We had another fabulous papermaking and book art class at Oberlin College for their annual Winter Term. I love WT because it posits that this is a month where you get to focus on ONE project only. While January in Ohio is not amazing weather, it's a quieter campus because many students choose to do their projects at home or abroad or anywhere but school. When it snows, it's even more quiet. But for me, I get slammed into the most busy time immediately after the holidays. It's a great way to completely bypass any doldrums after that ridiculous season. Here are my students cleaning paper mulberry fiber that they had already scraped and cooked and rinsed previously.
You never really know how each group will gel and if the students you selected were the best match for this class so I was relieved to have such a great mix. They were so fully engaged, excited, and kind. I change the class every year to make it work better and this year they cleaned fiber and beat for longer, because I knew it would produce better paper.
Week one is always a focus on Asian style papermaking and fibers, and one student spent a ton of time really picking the milkweed fiber after cooking to get us a fantastic batch.
The paper was lovely and the chiri (waste) paper at the left was also nicer because this time I asked them to try and pick out more of the black bark. This is some of the nicest milkweed paper students have made, again, because we picked out a lot of the excess non-cellulosic material. And then two types of paper mulberry, one from Florida and one from Thailand.
As always, students unleash all kinds of creativity once I show them how to do transfers, embedding, and other techniques to personalize their paper.
This kind of work always takes forever but the results were fabulous!
We also had our regular visits to the Morgan and Zygote so that students can see professional communal art centers that support related techniques. Ed drove the van as always, and his library intern joined us along with Emerson, the new librarian at the Oberlin Conservatory library. This was an especially wonderful month for me because I could hang out with Emerson on campus for the first time since we started at Oberlin as students in 1995!
Biology professor Taylor Allen always lets us use the Critter beater in his research lab to pulp rag that students had cut, from Ed's old cotton shirt and work pants and jeans.
And then we were off to the races with European-style papermaking and pulp painting.
Ed also always generously does the paper marbling demo on the day we decorate papers, while I set up for paste papers and suminagashi.
After recovering from a scary corneal infection during the long holiday weekend (from the usual stress, insomnia, and winter dryness + overwork), I also squeezed in a visit to Nick Fairplay's stonecarving studio. This will eventually become a relief of important Greek people throughout history, to be installed at the Greek Cultural Garden in Cleveland.
I learned so much about this ancient practice, like how important it is to make models (the lion at left).
And, of course, the importance of tools and how hard it is to find good ones because they really aren't made the same way anymore.
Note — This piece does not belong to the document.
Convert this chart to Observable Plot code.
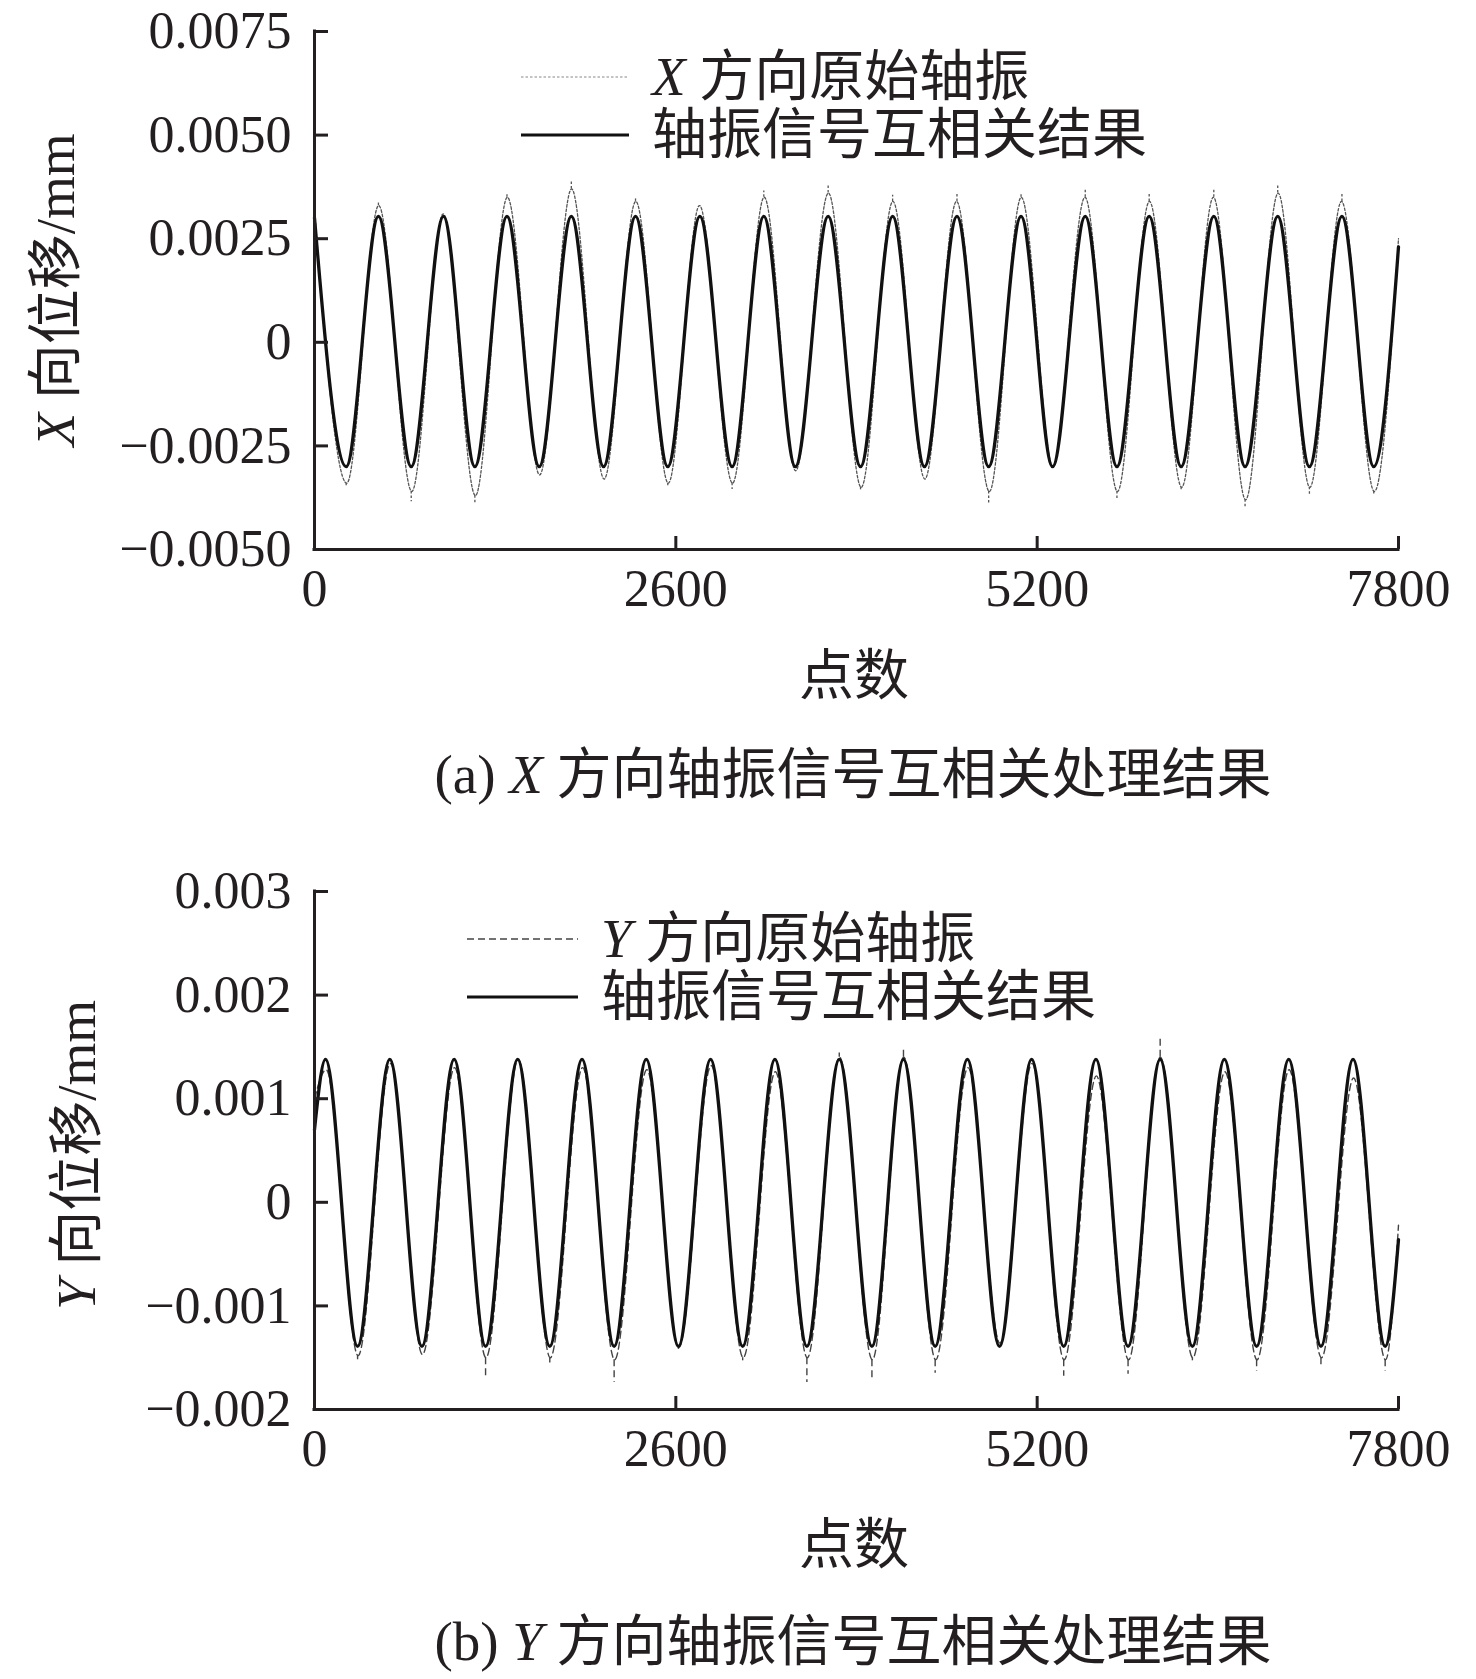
<!DOCTYPE html>
<html>
<head>
<meta charset="utf-8">
<script src="https://cdn.jsdelivr.net/npm/d3@7"></script>
<script src="https://cdn.jsdelivr.net/npm/@observablehq/plot@0.6"></script>
<style>
  html, body { margin: 0; padding: 0; background: #fff; }
  #page { position: relative; width: 1476px; height: 1679px; overflow: hidden; color: #231f20;
          font-family: "Liberation Serif", "Noto Sans CJK SC", serif; }
  .abs { position: absolute; white-space: nowrap; }
  .t { font-size: 55px; line-height: 64px; height: 64px; }
  .center { transform: translate(-50%, -50%); }
  .rot { transform: translate(-50%, -50%) rotate(-90deg); }
  i { font-family: "Liberation Serif", serif; font-style: italic; }
  svg.sample { position: absolute; overflow: visible; }
</style>
</head>
<body>
<div id="page"></div>
<script>
// ---------- tick labels ----------
const xTicks = [0, 2600, 5200, 7800];
const yTicksX = [-0.005, -0.0025, 0, 0.0025, 0.005, 0.0075];
const yTicksY = [-0.002, -0.001, 0, 0.001, 0.002, 0.003];

// ---------- X direction: cross-correlation result (solid) ----------
const xSolidN = [0, 228, 460, 696, 928, 1154, 1385, 1617, 1848, 2080, 2310, 2542, 2773, 3005, 3233, 3460, 3696,
  3929, 4160, 4389, 4623, 4851, 5084, 5311, 5546, 5774, 6006, 6236, 6471, 6696, 6931, 7159, 7393, 7622, 7800];
const xSolidV = [0.0030, -0.0030, 0.00304, -0.0030, 0.00304, -0.0030, 0.00304, -0.0030, 0.00304, -0.0030, 0.00304,
  -0.0030, 0.00304, -0.0030, 0.00304, -0.0030, 0.00304, -0.0030, 0.00304, -0.0030, 0.00304, -0.0030, 0.00304,
  -0.0030, 0.00304, -0.0030, 0.00304, -0.0030, 0.00304, -0.0030, 0.00304, -0.0030, 0.00304, -0.0030, 0.0023];

// ---------- X direction: raw shaft vibration (dotted) ----------
const xRawN = [0, 232, 462, 700, 926, 1158, 1388, 1620, 1850, 2084, 2312, 2546, 2770, 3008, 3236, 3462, 3698,
  3934, 4162, 4392, 4620, 4856, 5086, 5314, 5544, 5778, 6008, 6240, 6468, 6700, 6934, 7162, 7390, 7626, 7800];
const xRawV = [0.0032, -0.0034, 0.0033, -0.0036, 0.0031, -0.0037, 0.0035, -0.0032, 0.0037, -0.0033, 0.0034,
  -0.0034, 0.0033, -0.0034, 0.0035, -0.0031, 0.0036, -0.0035, 0.0034, -0.0033, 0.0034, -0.0036, 0.0035,
  -0.0030, 0.0035, -0.0036, 0.0034, -0.0035, 0.0035, -0.0038, 0.0036, -0.0035, 0.0034, -0.0036, 0.0025];
// spikes of the raw signal at its extremes
const xSpikeN = [228, 460, 696, 1154, 1385, 1848, 2310, 2542, 3005, 3233, 3696, 3929, 4160, 4623, 4851, 5084,
  5546, 5774, 6006, 6236, 6471, 6696, 6931, 7159, 7393, 7622];
const xSpikeBase = [-0.0034, 0.0033, -0.0036, -0.0037, 0.0035, 0.0037, 0.0034, -0.0034, -0.0034, 0.0035, 0.0036,
  -0.0035, 0.0034, 0.0034, -0.0036, 0.0035, 0.0035, -0.0036, 0.0034, -0.0035, 0.0035, -0.0038, 0.0036, -0.0035,
  0.0034, -0.0036];
const xSpikeTip = [-0.0035, 0.0034, -0.00385, -0.0039, 0.0036, 0.0039, 0.0035, -0.0035, -0.00355, 0.00365, 0.0038,
  -0.0036, 0.00355, 0.0036, -0.0039, 0.0036, 0.0037, -0.0038, 0.0036, -0.0036, 0.0037, -0.0040, 0.0038, -0.0037,
  0.0036, -0.0037];

// ---------- Y direction: cross-correlation result (solid) ----------
const ySolidN = [0, 79, 310, 542, 773, 1005, 1231, 1462, 1693, 1925, 2156, 2387, 2619, 2850, 3081, 3313, 3543,
  3776, 4011, 4238, 4466, 4698, 4929, 5160, 5391, 5623, 5854, 6085, 6317, 6547, 6779, 7010, 7242, 7473, 7704, 7800];
const ySolidV = [0.0007, 0.00138, -0.00139, 0.00138, -0.00139, 0.00138, -0.00139, 0.00138, -0.00139, 0.00138,
  -0.00139, 0.00138, -0.00139, 0.00138, -0.00139, 0.00138, -0.00139, 0.00138, -0.00139, 0.00138, -0.00139,
  0.00138, -0.00139, 0.00138, -0.00139, 0.00138, -0.00139, 0.00138, -0.00139, 0.00138, -0.00139, 0.00138,
  -0.00139, 0.00138, -0.00139, -0.00036];

// ---------- Y direction: raw shaft vibration (dashed) ----------
const yRawN = [0, 84, 314, 546, 777, 1008, 1234, 1466, 1697, 1929, 2160, 2391, 2622, 2854, 3085, 3316, 3546,
  3778, 4014, 4240, 4470, 4702, 4932, 5163, 5394, 5626, 5858, 6086, 6320, 6551, 6782, 7013, 7246, 7477, 7707, 7800];
const yRawV = [0.0010, 0.00128, -0.00148, 0.00134, -0.00147, 0.00130, -0.00150, 0.00138, -0.00150, 0.00130,
  -0.00152, 0.00128, -0.00140, 0.00132, -0.00150, 0.00126, -0.00150, 0.00140, -0.00152, 0.00140, -0.00152,
  0.00130, -0.00136, 0.00134, -0.00152, 0.00122, -0.00152, 0.00140, -0.00150, 0.00126, -0.00152, 0.00128,
  -0.00150, 0.00120, -0.00152, -0.00022];
const ySpikeN = [310, 1231, 1693, 2156, 2619, 3081, 3543, 3776, 4011, 4238, 4466, 5391, 5854, 6085, 6317, 6779,
  7242, 7704];
const ySpikeBase = [-0.00148, -0.00150, -0.00150, -0.00152, -0.00140, -0.00150, -0.00150, 0.00140, -0.00152,
  0.00140, -0.00152, -0.00152, -0.00152, 0.00140, -0.00150, -0.00152, -0.00150, -0.00152];
const ySpikeTip = [-0.00152, -0.00168, -0.00155, -0.00174, -0.00142, -0.00153, -0.00174, 0.00144, -0.00171,
  0.00147, -0.00165, -0.00168, -0.00166, 0.00158, -0.00153, -0.00163, -0.00157, -0.00163];

// ---------- texts ----------
const yLabelX = ["X", " 向位移/mm"];
const yLabelY = ["Y", " 向位移/mm"];
const xLabel = "点数";
const legendRawX = ["X", " 方向原始轴振"];
const legendRawY = ["Y", " 方向原始轴振"];
const legendSolid = "轴振信号互相关结果";
const captionA = ["(a) ", "X", " 方向轴振信号互相关处理结果"];
const captionB = ["(b) ", "Y", " 方向轴振信号互相关处理结果"];

// ---------- helpers ----------
const ink = "#231f20";
const toRows = (ns, vs) => ns.map((n, i) => ({n, v: vs[i]}));
const toSpikes = (ns, b, t) => ns.map((n, i) => ({n, b: b[i], t: t[i]}));
const fmt = digits => d => d === 0 ? "0" : (d < 0 ? "\u2212" : "") + Math.abs(d).toFixed(digits);

function panel({solid, raw, spikes, rawStroke, rawDash, rawWidth, yDomain, yTicks, yFmt}) {
  return Plot.plot({
    width: 1476, height: 620,
    marginTop: 31, marginBottom: 71, marginLeft: 314, marginRight: 78,
    x: {domain: [0, 7800]},
    y: {domain: yDomain},
    style: {fontFamily: "'Liberation Serif', 'Times New Roman', serif", fontSize: "52px", color: ink,
            background: "transparent", overflow: "visible"},
    marks: [
      Plot.ruleX(spikes, {x: "n", y1: "b", y2: "t", stroke: rawStroke, strokeWidth: rawWidth, strokeDasharray: rawDash}),
      Plot.line(raw, {x: "n", y: "v", curve: "monotone-x", stroke: rawStroke, strokeWidth: rawWidth, strokeDasharray: rawDash}),
      Plot.line(solid, {x: "n", y: "v", curve: "monotone-x", stroke: "#111", strokeWidth: 3.3}),
      Plot.ruleX([0], {stroke: ink, strokeWidth: 3, strokeLinecap: "square"}),
      Plot.ruleY([yDomain[0]], {stroke: ink, strokeWidth: 3, strokeLinecap: "square"}),
      Plot.axisX({ticks: xTicks, tickSize: 0, tickPadding: 20, tickFormat: d => String(d), label: null}),
      Plot.axisX({ticks: xTicks, tickSize: 13, dy: -13, tickFormat: () => "", label: null, strokeWidth: 3}),
      Plot.axisY({ticks: yTicks, tickSize: 0, tickPadding: 23, tickFormat: yFmt, label: null}),
      Plot.axisY({ticks: yTicks, tickSize: 14, dx: 14, tickFormat: () => "", label: null, strokeWidth: 3})
    ]
  });
}

const page = document.getElementById("page");
function place(el, top, left) {
  el.style.position = "absolute"; el.style.top = top + "px"; el.style.left = left + "px";
  page.appendChild(el);
}
function richText(parts) {
  return parts.map(p => /^[A-Z]$/.test(p) ? `<i>${p}</i>` : p.replace(/ /g, "&nbsp;")).join("");
}
function textAt(parts, cx, cy, cls) {
  const d = document.createElement("div");
  d.className = "abs t " + cls;
  d.innerHTML = richText(parts);
  d.style.left = cx + "px"; d.style.top = cy + "px";
  page.appendChild(d);
}
function textLeft(parts, left, cy) {
  const d = document.createElement("div");
  d.className = "abs t";
  d.innerHTML = richText(parts);
  d.style.left = left + "px"; d.style.top = (cy - 32) + "px";
  page.appendChild(d);
}
function sample(x1, x2, cy, stroke, width, dash) {
  const ns = "http://www.w3.org/2000/svg";
  const s = document.createElementNS(ns, "svg");
  s.setAttribute("class", "sample");
  s.setAttribute("width", x2 - x1); s.setAttribute("height", 10);
  s.style.left = x1 + "px"; s.style.top = (cy - 5) + "px";
  const l = document.createElementNS(ns, "line");
  l.setAttribute("x1", 0); l.setAttribute("x2", x2 - x1); l.setAttribute("y1", 5); l.setAttribute("y2", 5);
  l.setAttribute("stroke", stroke); l.setAttribute("stroke-width", width);
  if (dash) l.setAttribute("stroke-dasharray", dash);
  s.appendChild(l);
  page.appendChild(s);
}

// ---------- panel (a) ----------
const pa = panel({
  solid: toRows(xSolidN, xSolidV), raw: toRows(xRawN, xRawV), spikes: toSpikes(xSpikeN, xSpikeBase, xSpikeTip),
  rawStroke: "#555", rawDash: "2.5,2", rawWidth: 1.3,
  yDomain: [-0.005, 0.0075], yTicks: yTicksX, yFmt: fmt(4)
});
place(pa, 0, 0);

// ---------- panel (b) ----------
const pb = panel({
  solid: toRows(ySolidN, ySolidV), raw: toRows(yRawN, yRawV), spikes: toSpikes(ySpikeN, ySpikeBase, ySpikeTip),
  rawStroke: "#444", rawDash: "7,4", rawWidth: 1.4,
  yDomain: [-0.002, 0.003], yTicks: yTicksY, yFmt: fmt(3)
});
place(pb, 860, 0);

// ---------- axis titles, captions ----------
textAt(yLabelX, 56, 290, "rot");
textAt(yLabelY, 77, 1155, "rot");
textAt([xLabel], 854, 676, "center");
textAt([xLabel], 854, 1545, "center");
textAt(captionA, 853, 775, "center");
textAt(captionB, 853, 1642, "center");

// ---------- legends ----------
sample(521, 629, 77, "#888", 1.2, "2.5,2");
textLeft(legendRawX, 652, 77);
sample(521, 629, 135, "#111", 3.2, null);
textLeft([legendSolid], 652, 135);

sample(467, 578, 939, "#444", 1.4, "7,4");
textLeft(legendRawY, 601, 939);
sample(467, 578, 997, "#111", 3.2, null);
textLeft([legendSolid], 601, 997);
</script>
</body>
</html>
Nick told us about when he was an apprentice in the UK and the man who made and fixed all of their tools had gone to fight in WWI. When he arrived at the front and they found out he was a blacksmith, they sent him back to England to make bayonets. Two weeks later, his entire battalion was killed in combat. Kids, it is STILL a great idea to learn a trade!!
The last section of class uses the paper we've made to make books.
The feedback this year was that maybe it would make more sense to visit the special collections to see books before they made certain types of paper and books. It's hard for me to take them away from the paper studio at first because I really want to throw them into labor but it's not a bad idea. This is the art library, where I pull a bunch of artists' books for them to view.
We also see books and samples from special collections in the main library, but I like to make sure they go to both since the art building is kind of severed from the rest of campus. I want them to know about more of the amazing resources available to them.
Gena (at left) is a dream to work with, especially because I give her so many last-minute requests for books or supplies and she is really nice about all the things I forget until the students start working. Here, she and Haoyuan are picking dried fiber off of the Japanese sugeta in the main library special collections.
Haoyuan is from Beijing and we met last WT because I noticed my housemate at Shansi House putting up new year's banners. He had done the calligraphy, and I invited him to visit my class to see what else you can do with calligraphy ink. He visited a few more times and then I convinced him to declare a book studies minor (even though he was already a biology/neuroscience double major) and then he took the WT class this year. And made me a new set of spring couplets! Which I hung in my studio.
Last year, I had asked him to do ink tests on different papers, and this year he did it again, but now that he was actually taking the class he had access to all the different papers we made and decorated throughout. He very generously gave me the samples and then I made a little book to house them. Aside from my eye, it was a good month. I now have so many friends and allies in town that my social calendar overflows (not great for rest but it really warms the winter). More importantly, I was able to ask for help when I really needed it.
Now, back home, recovered, and beginning my teaching sabbatical! Of course I've already been tested by new invites to teach...agh. But I've made hanji in the studio this week will make more tomorrow.